Bill Zebub
“It’s probably Matt Mercer’s fault.”
For any dice mechanic, there is the distribution of the dice results, which typically are linear (e.g. d100), bell-curve (e.g. 3d6) , or some form of long-tailed (e.g. exploding dice). And then there is the mapping of numeric results to the game-world results, which can be varied, but generally look a bit like this
d20 is one of the simplest systems - linear results, target number + criticals. That's why it's good default. The bad thing is that everything is linear, so your chance of a critical is independent of your chance of success, which is not tremendously realistic.
- target number is all you care about
- target number with a potential critical success
- target number with critical success / fumbles
- various target numbers determining degree of success.
Yes, this is one of the things I find very weird about d20, crit on 20: if you need a 19 to hit, then if you do hit, 50% of them will be crits. Completely counterintuitive.
The One Ring is an odd example where there are two separate systems being used at the same time with the same dice roll. One is a simple bell curve where you roll a bunch of dice and compare to a target number to determine success, and the second is where you count the number of 6's rolled on the 6-sided die to determine degree of success, conditional on the first evaluation being a success (there are some extra fiddly bits with rolling 1's and 12's). It should be annoying, but in play I've been quite happy with it, even though I have little intuition on what a likely outcome is.
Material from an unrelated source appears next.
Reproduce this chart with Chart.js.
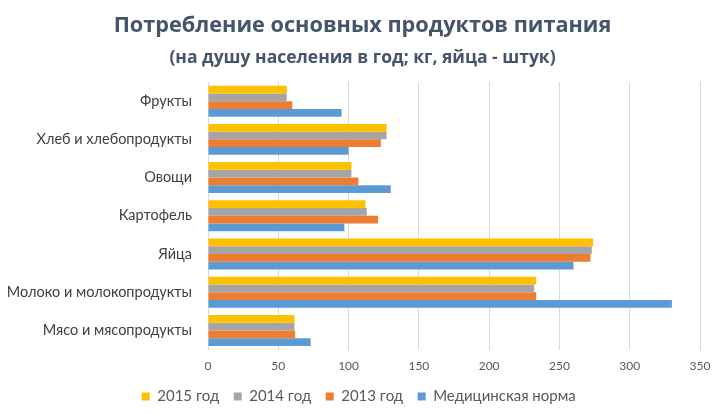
<!DOCTYPE html>
<html>
<head>
<meta charset="utf-8">
<script src="https://cdn.jsdelivr.net/npm/chart.js@4"></script>
<style>
  html, body { margin: 0; padding: 0; background: #fff; }
  #wrap { width: 725px; height: 414px; }
</style>
</head>
<body>
<div id="wrap"><canvas id="myChart" width="725" height="414"></canvas></div>
<script>
const categories = ['Фрукты', 'Хлеб и хлебопродукты', 'Овощи', 'Картофель', 'Яйца', 'Молоко и молокопродукты', 'Мясо и мясопродукты']
const y2015 = [56, 127, 102, 112, 274, 233.5, 61.5]
const y2014 = [56, 127, 102, 113, 273, 232, 61.5]
const y2013 = [60, 123, 107, 121, 272, 233.5, 62]
const ynorm = [95, 100, 130, 97, 260, 330, 73]
const xticks = [0, 50, 100, 150, 200, 250, 300, 350]

var ctx = document.getElementById('myChart').getContext('2d');
var myChart = new Chart(ctx, {
    type: 'bar',
    data: {
        labels: categories,
        datasets: [
            { label: '2015 год', data: y2015, backgroundColor: '#FFC000' },
            { label: '2014 год', data: y2014, backgroundColor: '#A5A5A5' },
            { label: '2013 год', data: y2013, backgroundColor: '#ED7D31' },
            { label: 'Медицинская норма', data: ynorm, backgroundColor: '#5B9BD5' }
        ]
    },
    options: {
        indexAxis: 'y',
        responsive: false,
        animation: false,
        devicePixelRatio: 1,
        datasets: { bar: { categoryPercentage: 0.81, barPercentage: 1.0 } },
        layout: { padding: { left: 0, right: 0, top: 0, bottom: 0 } },
        plugins: {
            title: {
                display: true,
                text: 'Потребление основных продуктов питания',
                color: '#44546A',
                font: { family: 'Open Sans', size: 21.7, weight: 'bold' },
                padding: { top: 13, bottom: 8 }
            },
            subtitle: {
                display: true,
                text: '(на душу населения в год; кг, яйца - штук)',
                color: '#44546A',
                font: { family: 'Open Sans', size: 17.5, weight: 'bold' },
                padding: { top: 0, bottom: 14 }
            },
            legend: {
                position: 'bottom',
                labels: {
                    boxWidth: 8, boxHeight: 8, padding: 7,
                    color: '#595959',
                    font: { family: 'Lato', size: 15 },
                    // small gap padding keeps the legend low, so widen items with a trailing space
                    generateLabels: (chart) => Chart.defaults.plugins.legend.labels.generateLabels(chart)
                        .map(l => { l.text = l.text + '\u2002'; return l })
                }
            },
            tooltip: { enabled: false }
        },
        scales: {
            x: {
                min: 0, max: 350,
                afterBuildTicks: (scale) => { scale.ticks = xticks.map(v => ({ value: v })) },
                afterFit: (scale) => { scale.paddingRight = 25 },
                grid: { color: '#D9D9D9', drawTicks: false },
                border: { display: false },
                ticks: { color: '#595959', padding: 9, font: { family: 'Lato', size: 12 } }
            },
            y: {
                grid: { display: false },
                border: { display: true, color: '#D9D9D9' },
                afterFit: (scale) => { scale.width = 208 },
                ticks: { color: '#404040', padding: 8, font: { family: 'Lato', size: 14.5 } }
            }
        }
    }
});
</script>
</body>
</html>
Same. Upthread I flagged it as the core dice mechanic I've most enjoyed.
If you go for non-linear rolls + non-linear results, it's hard for people to get a feel for what the expected outcome is likely to be, and that is an immersion-breaker as we'd expect our characters to have that knowledge.
I'd be careful categorizing things as immersive or not. Some people find it immersion-breaking to understand the math because, for them, it pulls them out of the story and into the mechanics.
Anyway, even if I'm an expert swordsman I couldn't tell you the odds of my attack landing against a new, unknown adversary, except in the most general sense. So at first glance I disagree with that premise.